Single Track is the result of Michael Winter (who acts as the composer) combining with the experimental ensemble Liminar. The inspirational basis for Single Track was Winter's desire to create a piece of music that illustrated all the possible ways of articulating a 6-note chord with 7 instruments. However, rather than being an aleatoric and unbound articulation, this piece was to have two conceptual constraints. Firstly, the timbral change over the duration of the piece would be minimal. Secondly, each instrument would mimic the instrument that occurred prior. This mimicry could be either an exact replication of that prior instrument's rhythms or a transformation of that prior instrument's rhythms. In Winter's words, the voices would be "...cyclic shifts of each other."
To actualize this concept, Winter turned to the computational notion of a Gray code (which is an encoding of numbers such that adjacent numbers have a single digit differing by 1). The existence of Gray codes showed that Winter's proposed morphological constraints could be adhered to. However, Winter was not interested in the modal flavor of these morphological constraints. Winter, rather, wanted to find a way of concretely realizing these morphological constraints. After much scouring, Winter found "...a computational method that matched verbatim all the morphological constraints that I originally intended..." It is this computational method that provides the skeleton for Single Track.
Single Track consists of one track (shock). Efflorescent strings signify the beginning of the sonic tapestry, twisting and turning in total jubilation. Then, a lower register string instrument joins, which attempts to mimic the lively and fervid. Yet, despite its best efforts, it always lags because of its baritone and cumbersome nature. Here the listener sees Winter's "cyclic shifts" in play. Wispy and raspy woodwind instrumentation then enter, juxtaposing the voluptuous and thick tones of the layered string instrumentation. The computational and calculated basis of Single Track facilitates subtle and tender progressions. Emulating a late Talk-Talk song, instruments surreptitiously slide into place.

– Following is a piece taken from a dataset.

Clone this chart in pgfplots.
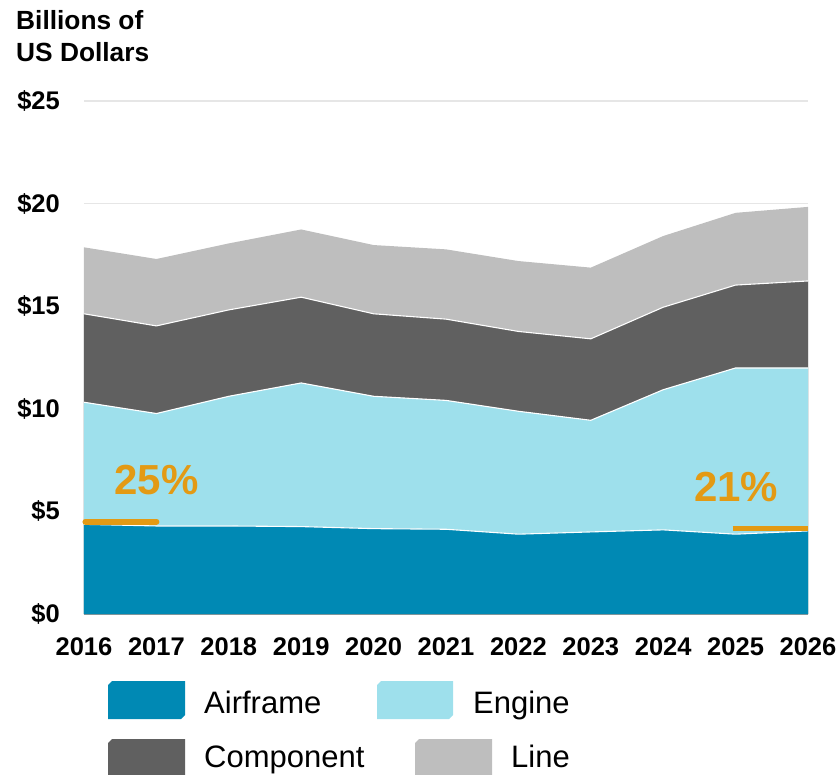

After a series of nuanced mutations, the track becomes a polyrhythmic deluge; sets of individual rhythms all coalesce into a pulsating morass. Islands of staccato and legato rhythms interplay and converse.
Yet, after this rhythmic apotheosis, a prolonged denouement begins. This denouement is an unintended consequence of the idea behind the song itself. The computational method that Winter found had a quirk: for the morphological constraints to be adhered to, when each successive voice enters, the prior voices slow down. This consequence, albeit an unintended one, creates a totally sui generis listening experience. These calculated sonic decelerations and incremental changes are inconspicuous. The listener only becomes cognizant of these alterations and transformations when it's too late. After certain progressions and mutations, I found myself asking the question that David Byrne asked during 'Once in a Lifetime': "how did I get here?"
Once lively rhythms begin to mature and age. The sedative brass instrumentation quells the strings such that they become overtly contemplative. Pensive thought replaces paroxysmal explosions. Eventually, the strings are sedated sufficiently; they morph into the brass instrumentation, constructing vast compositional swells. Overcome by age and fatigue, instruments begin to drop out. The denouement is concluded by a lonesome viola. The final then rhythm ceases.
Single Track represents a mathematization of sound. It undercuts the pervasive belief (a belief which I have expressed before) that art is vitally singular, and ipso facto resists theoreticization. Through Single Track, Winter and Liminar show that the sonic and the mathematical are coextensive. Beyond being coextensive, these two domains can — when fused — create a totally singular and unique listening experience.